Will the rate cut wed business expectation and reality?

The RBI Monetary Policy Committee’s (MPC) will be expecting the cut in borrowing rates to spark business sentiment, which was burning at low flame according to the 75th round of the Reserve Bank of India’s Industrial Outlook Survey (IOS) conducted during August-September 2016 period.

Availability of finance from banks and other sources was perceived to have improved along with reduced pessimism in the cost of finance, according to the results of the survey. The RBI in its monetary policy statement said that the new liquidity conditions should blaze a revival of credit to the productive sectors.

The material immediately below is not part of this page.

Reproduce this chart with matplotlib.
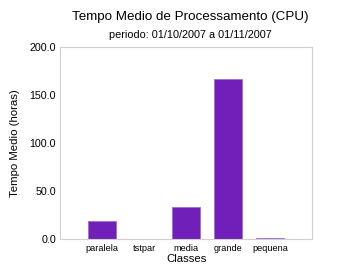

In this sense, improved credit sources, working and employed resources should reduce pessimism even further.

If at all this rate cut should act as a lighter, then the business sentiments of the Indian manufacturing sector, which took a siesta in the previous quarter, as reported in the Business Expectation Index (BEI), will arise and hope to see a better capacity utilisation and an improvement financial situation.

The industrial sector, that experienced a manufacturing-driven contraction in Q2, and as measured by the index of industrial production (IIP) turned out to be slower than a year ago.

“In August, steel production rose to a 37-month high and cement production maintained momentum – auguring well for construction activity – even though the output of core industries as a whole was weighed down by a decline in the production of coal, crude oil and natural gas and deceleration in refinery products and electricity generation,” the policy statement said.

This is in line with the businesses that fear a pressure from rise in cost of raw materials. Hence, they kept profit margin unchanged, according to the Industrial Outlook Survey. Still, their expectations stayed expansionary for Q3.

RBI said that the strong public investment in roads, railways and inland waterways, the recent efforts to unclog cash flows in large projects under arbitration, and the boost to spending from the 7th Pay Commission’s award, should improve the industrial outlook. But, the pressures, even after the accommodative stance that the MPC professes with its +/-2 per cent inflationary band, will be hard to control if it creeps into the economy. The result, however, could be as expected with no signs of improvement in the global trade, investment and growth.

Several industries will soon take a hit if crude prices, which rose to a recent peak in Q2 of 2016, mostly on supply disruption in various parts of the world, rise again if the OPEC announce cutting back on supply.